Kubernetes implements exponential backoff for pod restarts because the platform learned that immediate restarts often make problems worse. CrashLoopBackOff isn’t a punishment for failing pods. It’s protection against pods that would retry themselves to death.

The thing that drives me crazy is how obvious this all seems in retrospect. Of course unlimited retries are bad. Of course you need backoff and jitter. Of course you need circuit breakers. But somehow we keep building systems that turn good intentions into cascading failures.

Building Actually Resilient Systems

Real resilience requires knowing when to stop trying.

Exponential backoff with jitter is the foundation. When something fails, wait before retrying. If it fails again, wait longer. Add randomness so multiple clients don’t retry in perfect synchronization. This prevents retry storms while still providing protection against transient failures.

Circuit breakers provide system-level protection. When failure rates exceed thresholds, stop retrying entirely for a period of time. Let the struggling system recover instead of continuing to attack it with requests. Circuit breakers turn temporary problems into temporary outages, which is almost always better than turning temporary problems into extended disasters.

Maximum retry limits prevent infinite loops. No matter how critical a request seems, there has to be a point where you give up and report failure upstream. Infinite retries in distributed systems consume infinite resources.

Intelligent logging preserves signal while reducing noise. Log the first failure and the final outcome, but don’t log every retry attempt. Use sampling and aggregation to maintain observability without creating log storms.

Rate limiting your own outbound requests prevents your clients from overwhelming target systems. If you’re going to retry, do it at a rate that the target system can actually handle.

The Hard Truth About Resilience

The next time your “resilient” system mysteriously becomes unreliable, ask these questions:

What happens when this retry logic runs across all instances of your service simultaneously? Are you accidentally creating coordinated attacks against your own infrastructure?

Do your retries use exponential backoff and jitter, or do they retry at constant intervals? Constant retry rates almost always create thundering herd problems at scale.

Is there a maximum number of retry attempts, or could this code theoretically retry forever? Systems that retry infinitely consume resources infinitely.
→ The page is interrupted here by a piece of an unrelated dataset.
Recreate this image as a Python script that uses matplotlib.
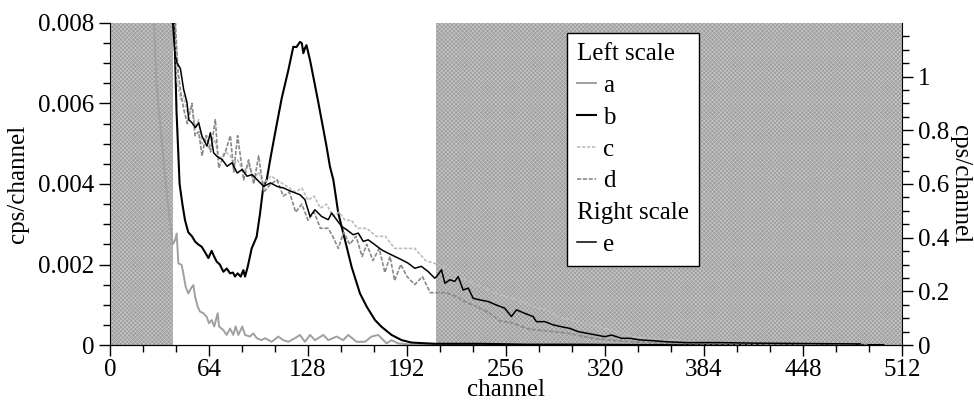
import matplotlib
matplotlib.use("Agg")
import matplotlib.pyplot as plt
from matplotlib.lines import Line2D
from matplotlib.ticker import MultipleLocator, FixedLocator

plt.rcParams["font.family"] = ["Liberation Serif", "DejaVu Serif"]
plt.rcParams["hatch.linewidth"] = 0.5

# --- data (channel, value) ---
a_ch = [28, 30, 33.4, 36.6, 39, 40.5, 42, 43.1, 44.2, 46.3, 47.4, 48.9, 50.6, 52.4, 53.9, 55,
        56.7, 58.2, 60.4, 62.5, 64, 65.7, 67.4, 69.6, 70.5, 73.3, 75.4, 77.6, 79.7, 81.2, 83,
        85.5, 87.3, 90.5, 92.7, 94.8, 98, 100.2, 104.5, 108.8, 112, 115.3, 119.6, 122.8, 126,
        129.3, 132.5, 137.9, 141.1, 146.5, 150.8, 154, 159.4, 164.8, 169.1, 173.4, 178.8, 182,
        186.3, 192, 200, 220, 260, 300]
a_val = [0.0085, 0.0065, 0.0051, 0.0038, 0.0030, 0.0025, 0.0026, 0.00277, 0.00203, 0.00199,
         0.00178, 0.00145, 0.00128, 0.00141, 0.00149, 0.0012, 0.00095, 0.00083, 0.00079, 0.0007,
         0.00054, 0.00062, 0.00046, 0.00079, 0.00046, 0.00037, 0.00025, 0.00041, 0.00025,
         0.00046, 0.00025, 0.00046, 0.00025, 0.00021, 0.00029, 0.00017, 0.00012, 0.00017,
         0.00008, 0.00021, 0.00012, 0.00008, 0.00017, 0.00025, 0.00008, 0.00025, 0.00012,
         0.00025, 0.00012, 0.00021, 0.00012, 0.00025, 0.00008, 0.00008, 0.00021, 0.00025,
         0.00004, 0.00012, 0.00004, 0.00002, 0.0, 0.0, 0.0, 0.0]

b_ch = [38, 40, 41.5, 43, 45, 46.8, 48.5, 50.6, 53, 55, 57, 59.3, 61.5, 63.6, 65.7, 67.3, 69,
        71, 73.3, 75.5, 77.6, 79.5, 80.8, 82.5, 84.5, 86.2, 87.3, 89, 91.6, 94.8, 97, 99.1,
        101.3, 104, 106.7, 111, 115.3, 118.5, 120.5, 122.8, 124, 125, 126, 127, 129.3, 131.4,
        134.6, 136.8, 140, 142.2, 144.4, 147.6, 151.9, 156.2, 161.6, 166, 171.3, 175.6, 182,
        188.6, 195, 210, 240, 270, 300, 350, 400, 450, 500]
b_val = [0.012, 0.0095, 0.0080, 0.0058, 0.0040, 0.0035, 0.0031, 0.0028, 0.0027, 0.00257,
         0.0025, 0.00244, 0.0023, 0.00216, 0.00234, 0.0022, 0.00207, 0.0020, 0.00182, 0.0019,
         0.00178, 0.0018, 0.0017, 0.00178, 0.0017, 0.00186, 0.0017, 0.00194, 0.0024, 0.00269,
         0.00327, 0.00393, 0.0041, 0.0047, 0.00526, 0.00613, 0.00683, 0.00741, 0.0074, 0.00753,
         0.0075, 0.00725, 0.00737, 0.00745, 0.00708, 0.00667, 0.00604, 0.00559, 0.00493,
         0.00443, 0.0041, 0.00327, 0.00261, 0.00194, 0.00128, 0.00095, 0.00062, 0.00045,
         0.00025, 0.00012, 0.00006, 0.00003, 0.00003, 0.00001, 0.00001, 0.0, 0.0, 0.0, 0.0]

c_ch = [40, 42, 43.3, 45.5, 47.6, 49.8, 53, 55.2, 57.3, 59.5, 62.7, 65, 68.1, 70.3, 74.6,
        77.8, 80, 82.5, 86.4, 89.6, 92.9, 96.1, 99.4, 104, 108, 112, 116, 120, 124, 128, 132,
        136, 140, 144, 148, 152, 156, 160, 166, 172, 178, 184, 190, 197, 204, 212, 218, 224,
        232, 240, 248, 256, 265, 274, 282, 290, 300, 310, 317, 328, 340, 355, 370, 385, 400,
        420, 440, 460, 480]
c_val = [0.0095, 0.0082, 0.0066, 0.0061, 0.0062, 0.0058, 0.0059, 0.0054, 0.0056, 0.0050,
         0.0052, 0.0049, 0.0051, 0.0046, 0.0048, 0.0047, 0.0045, 0.0046, 0.0043, 0.0045,
         0.0041, 0.0043, 0.0040, 0.0042, 0.0041, 0.0040, 0.0039, 0.0038, 0.0039, 0.0036,
         0.0037, 0.0034, 0.0035, 0.0032, 0.0033, 0.0031, 0.0031, 0.0029, 0.0029, 0.0027,
         0.0027, 0.0024, 0.0024, 0.0024, 0.0021, 0.0020, 0.0019, 0.0017, 0.0016, 0.00145,
         0.0013, 0.0012, 0.0011, 0.00095, 0.00088, 0.0007, 0.0006, 0.0005, 0.00045, 0.00032,
         0.0002, 0.00015, 0.0001, 0.00007, 0.00005, 0.00004, 0.00003, 0.00002, 0.00001]

d_ch = [40, 41, 42.5, 44, 46, 48, 50, 53, 55, 57.3, 59.5, 62, 65, 68.1, 70.3, 74.6, 77.8, 80,
        82.5, 86.4, 89.6, 92.9, 96.1, 99.4, 104, 108, 112, 116, 120, 124, 128, 132, 136, 141,
        144, 147.6, 151, 155, 159, 163, 166, 170, 174, 177.7, 181, 184, 188, 192, 197, 202,
        207, 212, 217.6, 224, 228.3, 234, 240, 245, 252, 260, 270, 282, 295, 305, 315, 330,
        350, 380, 420, 460, 490]
d_val = [0.012, 0.0095, 0.0078, 0.0068, 0.0062, 0.0058, 0.0055, 0.0060, 0.0052, 0.0053,
         0.0047, 0.0052, 0.0048, 0.0056, 0.0044, 0.0048, 0.0052, 0.0043, 0.0052, 0.0041,
         0.0046, 0.0040, 0.0047, 0.0038, 0.0040, 0.0041, 0.0037, 0.0038, 0.0033, 0.0035,
         0.0031, 0.0033, 0.0029, 0.0029, 0.0027, 0.0024, 0.0028, 0.0025, 0.0027, 0.0022,
         0.0025, 0.0021, 0.0024, 0.0018, 0.0022, 0.0016, 0.0020, 0.0017, 0.0015, 0.0017,
         0.0013, 0.0013, 0.0013, 0.0012, 0.0011, 0.0010, 0.0009, 0.0008, 0.0006, 0.00055,
         0.0004, 0.00035, 0.0003, 0.00022, 0.00015, 0.0001, 0.00005, 0.00003, 0.00002,
         0.00001, 0.0]

# right scale
e_ch = [40, 40.5, 42, 43.3, 45.5, 47.6, 49.8, 50.9, 53, 55.2, 57.3, 59.5, 62.7, 64.9, 67,
        69.2, 72.5, 75.7, 78.9, 82.2, 85.4, 88.6, 91.9, 95.1, 99.4, 103.7, 108, 112.3, 116,
        119.6, 122.8, 126, 129.3, 132.5, 136.8, 141.1, 143.3, 146.5, 149.7, 152.9, 157.2,
        160.5, 163.7, 166.9, 171.2, 175.5, 179.8, 184.1, 188.4, 192.7, 197, 201.3, 205.6,
        209.9, 211.1, 214.3, 216.5, 219.7, 222.9, 225.1, 228.3, 231.6, 234.8, 239.1, 244.5,
        249.8, 255.2, 259.5, 262.8, 268.1, 273.5, 275.7, 281.1, 286.5, 291.9, 297.2, 302.6,
        308, 314.5, 319.9, 324.2, 330.7, 336.1, 342.5, 351.2, 359.8, 372.7, 394.3, 415.8,
        437.4, 460, 485]
e_val = [1.5, 1.2, 1.083, 1.052, 1.03, 0.953, 0.903, 0.84, 0.828, 0.81, 0.828, 0.778, 0.741,
         0.791, 0.716, 0.703, 0.691, 0.666, 0.679, 0.641, 0.654, 0.629, 0.635, 0.616, 0.591,
         0.604, 0.591, 0.585, 0.575, 0.567, 0.56, 0.542, 0.479, 0.504, 0.479, 0.467, 0.492,
         0.467, 0.442, 0.43, 0.411, 0.417, 0.386, 0.392, 0.374, 0.355, 0.342, 0.33, 0.318,
         0.305, 0.286, 0.293, 0.274, 0.249, 0.255, 0.28, 0.23, 0.243, 0.237, 0.255, 0.205,
         0.212, 0.174, 0.168, 0.162, 0.149, 0.137, 0.106, 0.131, 0.118, 0.106, 0.087, 0.087,
         0.075, 0.068, 0.062, 0.05, 0.044, 0.037, 0.031, 0.037, 0.025, 0.025, 0.019, 0.016,
         0.012, 0.009, 0.009, 0.007, 0.006, 0.005, 0.004]

# shaded (excluded) channel ranges
shade_ranges = [(0, 40.5), (210.7, 512)]

# --- plot ---
fig = plt.figure(figsize=(9.74, 4.0), dpi=100)
ax = fig.add_axes([110 / 974, 55 / 400, 792 / 974, 322 / 400])
ax2 = ax.twinx()

for x0, x1 in shade_ranges:
    ax.axvspan(x0, x1, facecolor="#9e9e9e", edgecolor="#c6c6c6", hatch="xxxxxxxx",
               linewidth=0, zorder=0)

la, = ax.plot(a_ch, a_val, color="#a0a0a0", lw=1.4, label="a")
lb, = ax.plot(b_ch, b_val, color="black", lw=1.5, label="b")
lc, = ax.plot(c_ch, c_val, color="#bdbdbd", lw=1.2, ls=(0, (2, 1)), label="c")
ld, = ax.plot(d_ch, d_val, color="#8a8a8a", lw=1.2, ls=(0, (2.5, 1)), label="d")
le, = ax2.plot(e_ch, e_val, color="black", lw=1.1, label="e")

ax.set_xlim(0, 512)
ax.set_ylim(0, 0.008)
ax2.set_ylim(0, 1.2)

ax.xaxis.set_major_locator(MultipleLocator(64))
ax.xaxis.set_minor_locator(MultipleLocator(64 / 3))
ax.yaxis.set_major_locator(MultipleLocator(0.002))
ax.yaxis.set_minor_locator(MultipleLocator(0.0005))
ax.yaxis.set_major_formatter(plt.FuncFormatter(lambda v, p: "0" if v == 0 else f"{v:.3f}"))
ax2.yaxis.set_major_locator(FixedLocator([0, 0.2, 0.4, 0.6, 0.8, 1.0]))
ax2.yaxis.set_minor_locator(FixedLocator([i * 0.05 for i in range(24)]))
ax2.yaxis.set_major_formatter(plt.FuncFormatter(lambda v, p: "0" if v == 0 else f"{v:g}"))

for a_ in (ax, ax2):
    a_.tick_params(which="major", length=8, width=1, labelsize=18, direction="out")
    a_.tick_params(which="minor", length=5, width=1, direction="out")
    a_.spines["top"].set_visible(False)
ax.spines["right"].set_visible(False)
ax2.spines["left"].set_visible(False)
ax.tick_params(axis="x", pad=2)

ax.set_xlabel("channel", fontsize=18, labelpad=-1)
ax.set_ylabel("cps/channel", fontsize=18, labelpad=6)
ax2.set_ylabel("cps/channel", fontsize=18, rotation=270, labelpad=16)

# legend with section headers
blank = Line2D([], [], color="none")
handles = [blank, la, lb, lc, ld, blank, le]
labels = ["Left scale", "a", "b", "c", "d", "Right scale", "e"]
leg = ax2.legend(handles, labels, loc="upper left", bbox_to_anchor=(0.577, 0.969),
                 borderaxespad=0, fontsize=18, handlelength=0.75, handletextpad=0.3,
                 labelspacing=0.37, borderpad=0.4, fancybox=False, framealpha=1,
                 edgecolor="black")
leg.get_frame().set_linewidth(1.0)
rows = leg._legend_handle_box.get_children()[0].get_children()
for row, lab in zip(rows, labels):
    if lab in ("Left scale", "Right scale"):
        row.get_children()[0].width = 0
        row.sep = 0

fig.savefig("out.png", dpi=100)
How are you handling retry logging? Are you creating millions of log entries per day for retry attempts, overwhelming your observability stack?

Do you have circuit breakers to recognize when retrying is counterproductive? Systems that never give up often never recover.

The hardest lesson in distributed systems is that persistence isn’t always a virtue. Sometimes the most resilient thing you can do is fail fast, back off, and give struggling systems room to breathe.

Your retry logic was supposed to make your systems bulletproof. Instead, it made them self-destructive. The difference between systems that survive production and systems that don’t isn’t avoiding failures. It’s knowing when to stop making them worse.